## TASK DESCRIPTION
In the listing below, locate the line with "Write the TikZ code for this diagram." and the line with "(tt) at (625,37)", then output both and everything between them exactly, minus any pictures.

## DATA FOR THIS TASK
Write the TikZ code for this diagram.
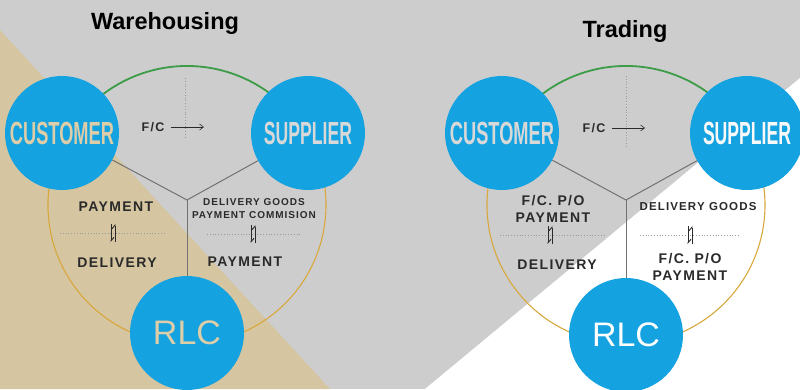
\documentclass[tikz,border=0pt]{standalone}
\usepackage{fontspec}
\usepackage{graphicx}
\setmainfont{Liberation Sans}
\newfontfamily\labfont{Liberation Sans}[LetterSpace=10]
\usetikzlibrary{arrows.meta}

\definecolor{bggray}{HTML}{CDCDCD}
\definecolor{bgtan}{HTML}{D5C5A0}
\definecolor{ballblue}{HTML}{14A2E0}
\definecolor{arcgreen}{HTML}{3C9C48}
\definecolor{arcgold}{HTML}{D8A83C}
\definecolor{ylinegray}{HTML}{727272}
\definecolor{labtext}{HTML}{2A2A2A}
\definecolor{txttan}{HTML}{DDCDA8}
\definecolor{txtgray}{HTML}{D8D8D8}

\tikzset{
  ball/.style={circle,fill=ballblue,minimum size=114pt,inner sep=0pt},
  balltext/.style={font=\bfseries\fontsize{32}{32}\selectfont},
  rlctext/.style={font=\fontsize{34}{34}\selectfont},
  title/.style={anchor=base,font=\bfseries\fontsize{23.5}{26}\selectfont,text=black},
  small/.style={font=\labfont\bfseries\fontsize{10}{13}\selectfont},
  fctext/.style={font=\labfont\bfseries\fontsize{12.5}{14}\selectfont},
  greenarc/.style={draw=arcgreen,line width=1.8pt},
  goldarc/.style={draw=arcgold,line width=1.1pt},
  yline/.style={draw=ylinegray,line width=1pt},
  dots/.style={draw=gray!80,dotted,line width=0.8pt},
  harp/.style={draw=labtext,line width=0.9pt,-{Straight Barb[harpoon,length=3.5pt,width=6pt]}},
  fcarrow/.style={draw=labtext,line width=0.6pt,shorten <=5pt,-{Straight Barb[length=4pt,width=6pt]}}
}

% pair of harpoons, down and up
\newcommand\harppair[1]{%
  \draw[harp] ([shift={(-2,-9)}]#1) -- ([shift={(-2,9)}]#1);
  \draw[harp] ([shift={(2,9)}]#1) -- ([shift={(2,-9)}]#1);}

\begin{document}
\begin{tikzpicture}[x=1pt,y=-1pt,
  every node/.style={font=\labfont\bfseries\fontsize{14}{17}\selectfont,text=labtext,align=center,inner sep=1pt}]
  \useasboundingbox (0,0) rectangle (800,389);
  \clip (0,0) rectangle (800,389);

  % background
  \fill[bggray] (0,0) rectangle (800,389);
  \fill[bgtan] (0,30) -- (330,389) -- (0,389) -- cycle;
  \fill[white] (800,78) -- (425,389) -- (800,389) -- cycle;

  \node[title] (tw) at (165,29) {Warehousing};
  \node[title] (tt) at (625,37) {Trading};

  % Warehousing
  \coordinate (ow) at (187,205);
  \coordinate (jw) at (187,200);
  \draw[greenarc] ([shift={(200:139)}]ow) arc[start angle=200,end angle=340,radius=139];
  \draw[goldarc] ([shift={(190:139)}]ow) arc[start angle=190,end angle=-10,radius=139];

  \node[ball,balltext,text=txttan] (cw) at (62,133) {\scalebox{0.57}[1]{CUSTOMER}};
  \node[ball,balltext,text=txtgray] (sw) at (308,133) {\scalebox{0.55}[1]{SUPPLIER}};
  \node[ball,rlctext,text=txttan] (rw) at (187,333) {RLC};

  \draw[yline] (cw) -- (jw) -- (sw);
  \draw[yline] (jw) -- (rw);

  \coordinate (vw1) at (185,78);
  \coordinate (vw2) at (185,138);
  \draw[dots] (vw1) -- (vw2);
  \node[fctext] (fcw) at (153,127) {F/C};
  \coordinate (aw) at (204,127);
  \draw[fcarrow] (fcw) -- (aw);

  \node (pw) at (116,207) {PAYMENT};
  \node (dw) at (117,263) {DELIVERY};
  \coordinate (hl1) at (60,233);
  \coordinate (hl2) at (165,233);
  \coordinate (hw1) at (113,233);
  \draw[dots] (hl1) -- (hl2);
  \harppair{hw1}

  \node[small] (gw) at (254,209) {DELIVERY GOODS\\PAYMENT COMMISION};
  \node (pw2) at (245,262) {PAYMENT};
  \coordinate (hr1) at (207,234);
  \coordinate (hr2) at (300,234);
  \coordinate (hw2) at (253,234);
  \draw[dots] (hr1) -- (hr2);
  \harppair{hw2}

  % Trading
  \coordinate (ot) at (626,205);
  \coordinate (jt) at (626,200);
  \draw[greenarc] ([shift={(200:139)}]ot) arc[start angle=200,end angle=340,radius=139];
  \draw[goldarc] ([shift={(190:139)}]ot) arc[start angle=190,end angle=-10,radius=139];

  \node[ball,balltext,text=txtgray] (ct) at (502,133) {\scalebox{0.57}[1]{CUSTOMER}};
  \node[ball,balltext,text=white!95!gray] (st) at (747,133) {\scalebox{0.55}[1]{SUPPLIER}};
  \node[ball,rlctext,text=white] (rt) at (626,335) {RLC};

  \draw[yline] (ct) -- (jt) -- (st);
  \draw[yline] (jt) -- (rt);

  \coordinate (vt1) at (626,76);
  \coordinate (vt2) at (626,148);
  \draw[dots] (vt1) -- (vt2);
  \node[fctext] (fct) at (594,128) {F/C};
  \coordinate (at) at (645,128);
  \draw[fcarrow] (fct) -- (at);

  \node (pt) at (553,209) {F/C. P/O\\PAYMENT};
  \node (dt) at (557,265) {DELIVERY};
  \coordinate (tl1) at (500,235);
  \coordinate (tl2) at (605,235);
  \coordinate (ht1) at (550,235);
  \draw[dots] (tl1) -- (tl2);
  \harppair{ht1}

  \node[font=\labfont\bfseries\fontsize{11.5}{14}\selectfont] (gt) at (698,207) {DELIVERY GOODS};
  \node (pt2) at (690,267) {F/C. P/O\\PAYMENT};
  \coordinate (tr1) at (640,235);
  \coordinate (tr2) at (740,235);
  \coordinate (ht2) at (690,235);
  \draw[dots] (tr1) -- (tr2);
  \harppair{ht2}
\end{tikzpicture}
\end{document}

==

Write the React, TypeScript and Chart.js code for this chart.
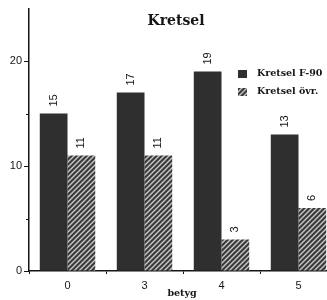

## WRITTEN ANSWER
Write the TikZ code for this diagram.
\documentclass[tikz,border=0pt]{standalone}
\usepackage{fontspec}
\usepackage{graphicx}
\setmainfont{Liberation Sans}
\newfontfamily\labfont{Liberation Sans}[LetterSpace=10]
\usetikzlibrary{arrows.meta}

\definecolor{bggray}{HTML}{CDCDCD}
\definecolor{bgtan}{HTML}{D5C5A0}
\definecolor{ballblue}{HTML}{14A2E0}
\definecolor{arcgreen}{HTML}{3C9C48}
\definecolor{arcgold}{HTML}{D8A83C}
\definecolor{ylinegray}{HTML}{727272}
\definecolor{labtext}{HTML}{2A2A2A}
\definecolor{txttan}{HTML}{DDCDA8}
\definecolor{txtgray}{HTML}{D8D8D8}

\tikzset{
  ball/.style={circle,fill=ballblue,minimum size=114pt,inner sep=0pt},
  balltext/.style={font=\bfseries\fontsize{32}{32}\selectfont},
  rlctext/.style={font=\fontsize{34}{34}\selectfont},
  title/.style={anchor=base,font=\bfseries\fontsize{23.5}{26}\selectfont,text=black},
  small/.style={font=\labfont\bfseries\fontsize{10}{13}\selectfont},
  fctext/.style={font=\labfont\bfseries\fontsize{12.5}{14}\selectfont},
  greenarc/.style={draw=arcgreen,line width=1.8pt},
  goldarc/.style={draw=arcgold,line width=1.1pt},
  yline/.style={draw=ylinegray,line width=1pt},
  dots/.style={draw=gray!80,dotted,line width=0.8pt},
  harp/.style={draw=labtext,line width=0.9pt,-{Straight Barb[harpoon,length=3.5pt,width=6pt]}},
  fcarrow/.style={draw=labtext,line width=0.6pt,shorten <=5pt,-{Straight Barb[length=4pt,width=6pt]}}
}

% pair of harpoons, down and up
\newcommand\harppair[1]{%
  \draw[harp] ([shift={(-2,-9)}]#1) -- ([shift={(-2,9)}]#1);
  \draw[harp] ([shift={(2,9)}]#1) -- ([shift={(2,-9)}]#1);}

\begin{document}
\begin{tikzpicture}[x=1pt,y=-1pt,
  every node/.style={font=\labfont\bfseries\fontsize{14}{17}\selectfont,text=labtext,align=center,inner sep=1pt}]
  \useasboundingbox (0,0) rectangle (800,389);
  \clip (0,0) rectangle (800,389);

  % background
  \fill[bggray] (0,0) rectangle (800,389);
  \fill[bgtan] (0,30) -- (330,389) -- (0,389) -- cycle;
  \fill[white] (800,78) -- (425,389) -- (800,389) -- cycle;

  \node[title] (tw) at (165,29) {Warehousing};
  \node[title] (tt) at (625,37) {Trading};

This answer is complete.